The News of The World and its hacking scandal is the reason why everyone hates journalists. This is the only chance to stop Murdoch dominating the media.
The News of the World has to date, according to The Guardian, hacked the phones of over 3,000 individuals over an extended period of time. These include celebrities such as Hugh Grant, royals such as Prince William, the ex-Deputy Prime Minister Lord Prescott, and, as most recently revealed, ordinary individuals such as Milly Dowler and the parents of missing schoolgirl Jessica Chapman.
This is where, as Prime Minister David Cameron pointed out in the ‘emergency debate’ called in the House of Commons yesterday, the case extends its severity from celebrities and officials with details of their personal lives and private cases investigated, to the relatives of everyday murder victims. It is obvious that now is the time to step in, with Cameron calling a public inquiry into the matter and why the original internal investigation failed to grasp the true extent of the hacking into telephone communications.
Is it really any wonder why journalists have such a bad name? According to some statistics, journalists are less trusted than bankers, and about as much as politicians. During my work experience placement at a local newspaper we were interviewing teachers who were protesting outside the council house at their schools being turned into academies. One teacher was sceptical of being reported, partly due to what her head teacher would say if she saw her name in the paper, and partly – I suspect – due to how the paper was going to report on it. Who would trust a newspaper like The News of the World (NOTW) to quote them correctly when they have been intercepting voicemails and phone calls as part of an everyday practise of journalism when they barely trust the rest of them?
NOTW has brought down even further the standards of journalism across the country. Morally and ethically this behaviour is unacceptable practice for anyone, let alone a newspaper. A free press is a fundamental part of our democracy, despite how dominated it might seem by Murdoch and his sly empire. But if the people with the power to publish news are going to abide by these guidelines when chasing down information for stories, then it is impossible for the public to trust them.
The newspaper industry is in enough decline already, and NOTW’s departure will heavily damage the newspaper industry, putting 280 people out of jobs and closing a publication which has been running for 168 years. It was already damaged by the pulls in advertising by a number of important clients such as Vauxhall, Ford, Butlins, Halifax, The Cooperative and Virgin holidays. Perhaps Murdoch sensed its fall and decided to pull before they were shut down, especially to try and save his BSkyB deal. It is also highly possible that it will be shunned by the public, many of which may choose not to buy newspapers with such a poor ethical stance (if it is that The Sun readers figure out that the two papers are under the same ownership – it took me a year of delivering the actual papers before I realised this).

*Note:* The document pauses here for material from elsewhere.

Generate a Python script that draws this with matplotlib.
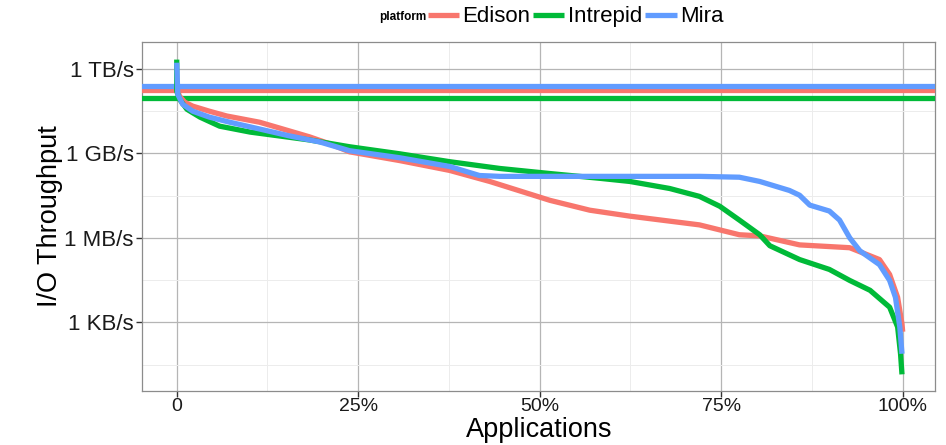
import numpy as np
import matplotlib
matplotlib.use('Agg')
import matplotlib.pyplot as plt

plt.rcParams['font.family'] = ['Liberation Sans', 'DejaVu Sans']

# values: x in % of applications, y as log10(bytes/s)
platforms = ['Edison', 'Intrepid', 'Mira']
colors = {'Edison': '#F8766D', 'Intrepid': '#00BA38', 'Mira': '#619CFF'}

# peak bandwidth of each machine (bytes/s)
peak = {'Edison': 168e9, 'Intrepid': 88e9, 'Mira': 240e9}

edison_x = [0, 0.4, 1.1, 2.2, 4.5, 6.9, 11.4, 14.2, 18.3, 21.1, 23.8, 30.7, 37.6, 43.1,
            51.4, 56.9, 62.4, 72.0, 77.5, 80.3, 85.8, 92.7, 96.8, 98.2, 99.3, 99.9, 100]
edison_y = [11.26, 11.02, 10.81, 10.67, 10.49, 10.32, 10.1, 9.89, 9.58, 9.33, 9.05, 8.74, 8.39, 8.0,
            7.33, 6.98, 6.77, 6.46, 6.11, 6.07, 5.75, 5.65, 5.23, 4.70, 3.89, 2.95, 2.67]

intrepid_x = [0, 0.0, 0.4, 1.4, 3.2, 5.9, 10.1, 14.2, 18.3, 23.8, 30.7, 37.6, 44.5, 51.4,
              58.3, 62.4, 67.9, 72.0, 74.8, 77.5, 80.3, 81.7, 85.8, 89.9, 92.7, 95.5, 98.2,
              99.3, 99.7, 99.9]
intrepid_y = [12.32, 11.2, 10.91, 10.56, 10.28, 9.96, 9.75, 9.61, 9.47, 9.23, 8.98, 8.70, 8.46, 8.28,
              8.11, 8.0, 7.75, 7.47, 7.12, 6.63, 6.11, 5.72, 5.23, 4.88, 4.49, 4.14, 3.54,
              2.84, 1.89, 1.16]

mira_x = [0, 0.14, 0.8, 2.2, 4.5, 7.3, 11.4, 15.6, 19.7, 23.8, 30.7, 37.6, 41.7, 44.5,
          58.3, 72.0, 77.5, 80.3, 84.4, 85.8, 87.2, 89.9, 91.3, 92.7, 94.1, 96.8, 98.2,
          99.0, 99.6, 99.9]
mira_y = [12.21, 11.09, 10.74, 10.49, 10.28, 10.1, 9.86, 9.61, 9.40, 9.09, 8.84, 8.53, 8.21, 8.18,
          8.18, 8.18, 8.15, 8.0, 7.68, 7.51, 7.16, 6.95, 6.63, 6.0, 5.54, 5.05, 4.49,
          3.89, 2.84, 1.89]

curves = {
    'Edison': (edison_x, edison_y),
    'Intrepid': (intrepid_x, intrepid_y),
    'Mira': (mira_x, mira_y),
}

fig = plt.figure(figsize=(9.46, 4.45), dpi=100)
ax = fig.add_axes([0.150, 0.122, 0.838, 0.784])

# horizontal peak lines go under the curves
for p in platforms:
    ax.axhline(peak[p], color=colors[p], lw=3.8, zorder=3)

for p in platforms:
    x, y = curves[p]
    ax.plot(x, 10 ** np.array(y), color=colors[p], lw=3.8, label=p,
            solid_capstyle='butt', zorder=4)

ax.set_yscale('log')
ax.set_ylim(10 ** 0.58, 10 ** 12.95)
ax.set_xlim(-4.8, 104.4)

ax.set_yticks([1e3, 1e6, 1e9, 1e12])
ax.set_yticklabels(['1 KB/s', '1 MB/s', '1 GB/s', '1 TB/s'], fontsize=16)
ax.set_yticks([10 ** 1.5, 10 ** 4.5, 10 ** 7.5, 10 ** 10.5], minor=True)
ax.set_xticks([0, 25, 50, 75, 100])
ax.set_xticklabels(['0', '25%', '50%', '75%', '100%'], fontsize=14)
ax.set_xticks([12.5, 37.5, 62.5, 87.5], minor=True)
ax.yaxis.set_minor_formatter(matplotlib.ticker.NullFormatter())

ax.tick_params(which='major', length=4, width=1, color='#333333', labelcolor='#1a1a1a', pad=2)
ax.tick_params(axis='x', which='major', pad=1)
ax.tick_params(which='minor', length=0)
ax.grid(which='major', color='#b5b5b5', lw=0.9, zorder=0)
ax.grid(which='minor', color='#ececec', lw=0.7, zorder=0)
ax.set_axisbelow(True)
for s in ax.spines.values():
    s.set_color('#8c8c8c')
    s.set_linewidth(0.9)

# x title placed by hand so it sits right at the bottom edge like the reference
fig.text(0.570, 0.004, 'Applications', fontsize=19.5, ha='center', va='bottom')
ax.set_ylabel('I/O Throughput', fontsize=19.5, labelpad=1)

# legend on top, ggplot style with title on the left
fig.text(0.451, 0.962, 'platform', fontsize=8.5, fontweight='bold', ha='right', va='center')
leg = fig.legend(loc='center left', bbox_to_anchor=(0.452, 0.962), ncol=3, frameon=False,
                 fontsize=16, handlelength=1.4, handletextpad=0.15, columnspacing=0.15,
                 borderpad=0, borderaxespad=0)
for h in leg.legend_handles:
    h.set_linewidth(3.8)

fig.savefig('out.png', dpi=100)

Aside from this, there’s the growing problem of the incestuous relationships between Murdoch, Cameron, Brooks and Colson which may interrupt and perhaps determine the outcome of this public enquiry. Brooks, a personal friend of the Prime Minister and now CEO of News International, insists she knew nothing of the horrific acts being undertaken at her own newspaper when she was editor – which either makes her a liar, or not a brilliant editor. Every Prime Minister knows that you need to get friendly with Murdoch to help gather public opinion on your side, a tradition which began many years ago with the Thatcher government. In addition to this, Andy Colson, Rebecca Brooks’ deputy editor of NOTW at the time who also went on to be editor, then advanced to become David Cameron’s director of communications. Many alliances run straight through the heart of this issue, which could cause considerable obstacles in running a full investigation of the matter.
It may be interesting to speculate the impact the media will have in the next General Election. Ed Miliband seems completely unsupportive of Murdoch and has called for the resignation of Brooks along with many other politicians. Will he begin to cosy up to Murdoch and go back on his word, or could this be seen as the end of the influence Murdoch will have on the media? Previous Labour leaders who didn’t back him have seen the effects of this; Neil Kinnock and Gordon Brown were both portrayed by the range of newspapers in a highly negative view, which damaged their reputations considerably.
Since the 1980s, Murdoch’s power has grown exponentially and with his bid to take over BSkyB still in place, it is finally being questioned (properly) whether News Corporation is a ‘fit and proper’ company and should be entitled to it, which appears like it will take some time. He described the actions taken by the journalists as ‘deplorable and unacceptable’ yet gives his continuing support to his CEO Rebekah Brooks. The final go-ahead for Murdoch’s takeover of BSkyB is drawing closer, and as the government begin to panic about the implications of this and News Corporation’s public support of the coalition, it will be an interesting few days, especially once this crisis blows over and the true impact it will have in British journalism will be made fully clear.
News Corporation is currently worth £20 billion, but the shares are falling by the day and as the paper was pulled its 7.5 million readers across Britain yesterday, could this be the beginning of the decline of the Murdoch empire?
This needs to be the final wake-up call to the government that no man should dominate the media. This should especially not be a man who controls a newspaper which abdicated the corrupt practices of phone-hacking to a number of victims. It isn’t just the future of News Corporation that is hanging in the balance, but the future of British journalism.